Figure 3.5: Neural network model execution with more nodes

Our accuracy here is 0.68, but compare this to the earlier examples, when we used the same input and only three nodes. We actually get worse performance with more nodes! This is because our data has a relatively simple pattern, and a model with seven nodes might be too complex and will take longer to train. Adding more nodes to a layer will increase training time but does not always improve performance.

Let's look at the Learning rate. Click the Reset button to change the input values to their defaults, then change the Learning rate to around 5, and click the Run NN Model button again to replicate the following screen:

Figure 3.6: Neural network model execution with larger learning rate

We get 0.95 accuracy again, which is the best possible accuracy. If we compare it to the previous examples, we can see that the model converged (that is, the length of time it took for the cost function to plateau) much quicker, after just 500 epochs. We needed fewer epochs, so we can see an inverse relationship between learning rates and training epochs. A higher learning rate may mean you need fewer epochs. But are bigger learning rates always better? Well, no.

Click the Reset button to change the input values to their defaults, then change the Learning rate to the maximum value (20), and click the Run NN Model button again. When you do, you will get similar output to the following:

Figure 3.7: Neural network model execution with too great a learning rate

We get an accuracy rate of 0.83. What just happened? By selecting a huge learning rate, our model failed to converge at all. We can see that the cost function actually increases at the start of training, which indicates that the Learning rate is too high. Our cost function graph seems to have repeating values, which indicates that the gradient-descent algorithm is overshooting the minima at times. 
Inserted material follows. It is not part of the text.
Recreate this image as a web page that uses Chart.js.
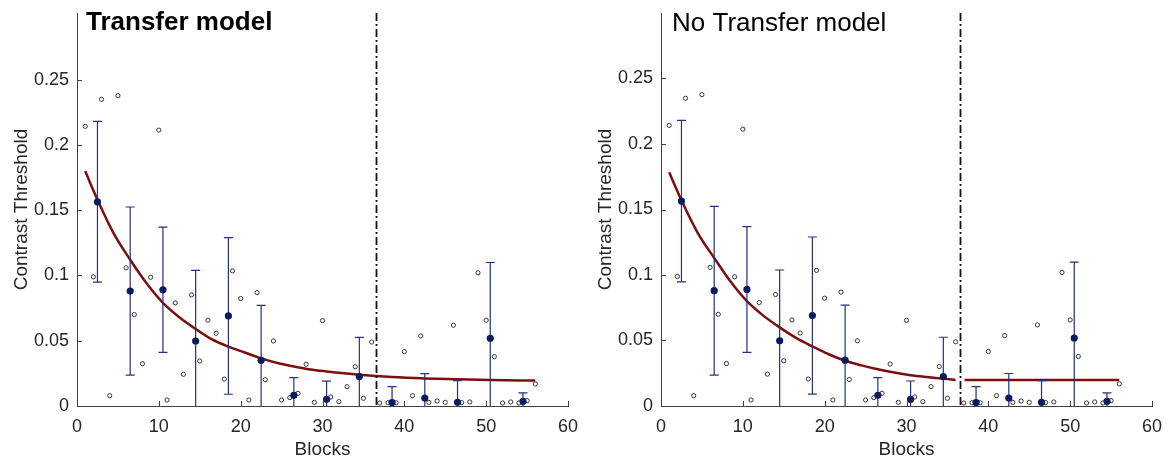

Finally, we can look at how the choice of activation function affects model training. By changing the activation function, you may also need to change the Learning rate. Click the Reset button to change the input values to their defaults and select tanh for the activation function. When we select tanh as the activation function and 1.5 as the Learning rate, the cost gets stuck at 0.4 from epochs 500-3,500 before suddenly decreasing to 0.2. This can occur in neural networks when they get stuck in local optima. This phenomena can be seen in the following plot:

Figure 3.8 : Neural network model execution with the tanh activation function

In contrast, using relu activation results in the model training faster. The following is an example where we only run 1,500 epochs with the relu activation to get the maximum possible accuracy of 0.95:

Figure 3.9: Neural network model execution with the relu activation function

I encourage you to experiment with the other datasets. For reference purposes, here is the max accuracy I got for each of those datasets. An interesting experiment is to see how different activation functions and learning rates work with these datasets:

  • worms (accuracy=0.95): 3 nodes, 3,000 epochs, Learning rate = 0.5, activation = tanh
  • moon (accuracy=0.95): 5 nodes, 5,000 epochs, Learning rate = 5, activation = sigmoid
  • blocks (accuracy=0.9025): 5 nodes, 5,000 epochs, Learning rate = 10, activation = sigmoid

In general, you will see the following:

  • Using more epochs means a longer training time, which may not always be needed.
  • If the model has not achieved the best accuracy and the cost function has plateaued (that is, it is not decreasing by much) toward the end of the training, then running it longer (that is, more epochs) or increasing the learning rate is unlikely to improve performance. Instead, look at changing the model's architecture, such as by changing the # layers (not an option in this demo), adding more nodes, or changing the activation functions.
  • The learning rate must be selected carefully. If the value selected is too low, it will take a long time for the model to train. If the value selected is too high, the model will fail to train.